The winners in life are not the ones who necessarily cross the finish line at the race. The winners are the ones who never give up.
Of all the questions the President asked on Friday night, four days after the bombing at the marathon in Boston, “Why did these young men who grew up and studied here as part of our communities and our country resort to such violence,” this is the one which causes so much pain to ponder.
The logistical facts of how they planned to carry out the attack and whether they received any help will be cold hard facts; legally there will be a presentation of evidence, a burden of proof, and eventually a judgment. But the answer to the question “why?” will forever be less easily understood especially as we begin to hear what will be all the differing points of view and opinions in coming days and weeks.
As the President and the U.S. Attorney in Boston remind us, we are a country with a process, there will be formal charges. We will not rush to judgment. The Prosecution will have the burden to prove what we believe we all have seen with our own eyes; a young man following in the footsteps of his bigger, older brother in the jerky, mute images of closed circuit TV caught “red-handed” in the commission of a crime.
The report of images showing one or both of them setting down a heavy backpack only moments before the explosions, the crowd sourced identification of these young men being present on Boylston Street, at the the time of the explosions, the images appearing to show them walking away calmly, we have pieced all of this together and concluded in our minds they are guilty.
We have seen the picture of the tattered backpack and the events that followed; the killing of the MIT police officer, the car chase through the streets of Cambridge, the reports of grenades and hundreds of rounds of gunfire going off, the capture in a boat in a backyard in Watertown on lockdown. We watched these two young men in cool, cliche baseball caps walk calmly through the crowd on a beautiful spring day toward the finish line. How very strange all of this is, to have such a tragedy take place where shouts of joy, not pain and sorrow are meant to be heard.
Life, Boston, New England, its people and the place, are all at once, strange, twisted, unfair, sometimes cold beyond belief, disappointing, frightening, inspiring, welcoming, simple and good. Boston, is a city that where our nation was inspired, a city and a state rooted in caring for the common good, the commonwealth, the public at large, the declaration of the ideal that all men are created and a commitment to defeat tyranny.
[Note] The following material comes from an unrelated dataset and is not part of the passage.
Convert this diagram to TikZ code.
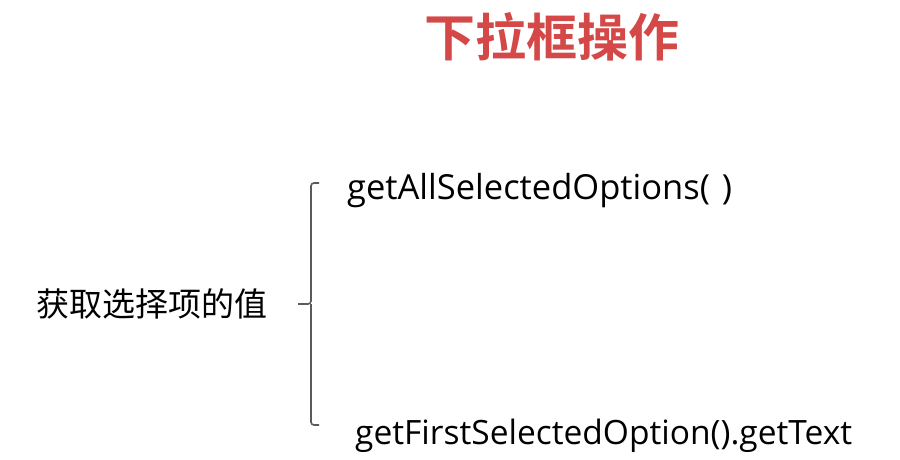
\documentclass[tikz,border=0pt]{standalone}
\usepackage{fontspec}
\setmainfont{Open Sans}
\newfontfamily\cjk{Noto Sans CJK SC}
\newfontfamily\cjkbold{Noto Sans CJK SC Bold}
\definecolor{titlered}{RGB}{212,72,72}
\definecolor{bracegray}{RGB}{90,90,90}
\begin{document}
\begin{tikzpicture}[x=1pt,y=-1pt,
  lbl/.style={inner sep=0pt,anchor=base west,font=\fontsize{33.5}{36}\selectfont},
  brace/.style={draw=bracegray,line width=1.6pt,rounded corners=3pt}]
\useasboundingbox[fill=white] (0,0) rectangle (900,460);
\node[inner sep=0pt,text=titlered,font=\cjkbold\fontsize{51}{54}\selectfont] (title) at (552,37) {下拉框操作};
\node[inner sep=0pt,anchor=west,font=\cjk\fontsize{33}{36}\selectfont] (lhs) at (36,304) {获取选择项的值};
\node[lbl,font=\fontsize{34.5}{37}\selectfont] (opt1) at (347,199) {getAllSelectedOptions(\hspace{3pt} )};
\node[lbl] (opt2) at (355,444) {getFirstSelectedOption().getText};
\coordinate (btop) at (319,183);
\coordinate (bbot) at (319,425);
\coordinate (bmid) at (298,304);
\draw[brace] (btop) -- (311,183) -- (311,304) -- (bmid);
\draw[brace] (bbot) -- (311,425) -- (311,304);
\end{tikzpicture}
\end{document}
On Monday we saw that spirit in the people coming to the rescue of the victims of the bombing, people running into harms way to help another and while the finish line of the marathon remained a scene of violence and destruction as of Friday, yet again, the people of greater Boston turned out to line the streets to cheer for men and women who had been a race for justice. After four days of deliberate and tireless effort on the part of the police and the public we know that whatever we may learn in the years to come about why young men who grew up and studied here as part of our communities and our country resorted to such violence, the winners in life are not the ones who necessarily cross the finish line at the race. The winners are the ones who never give up.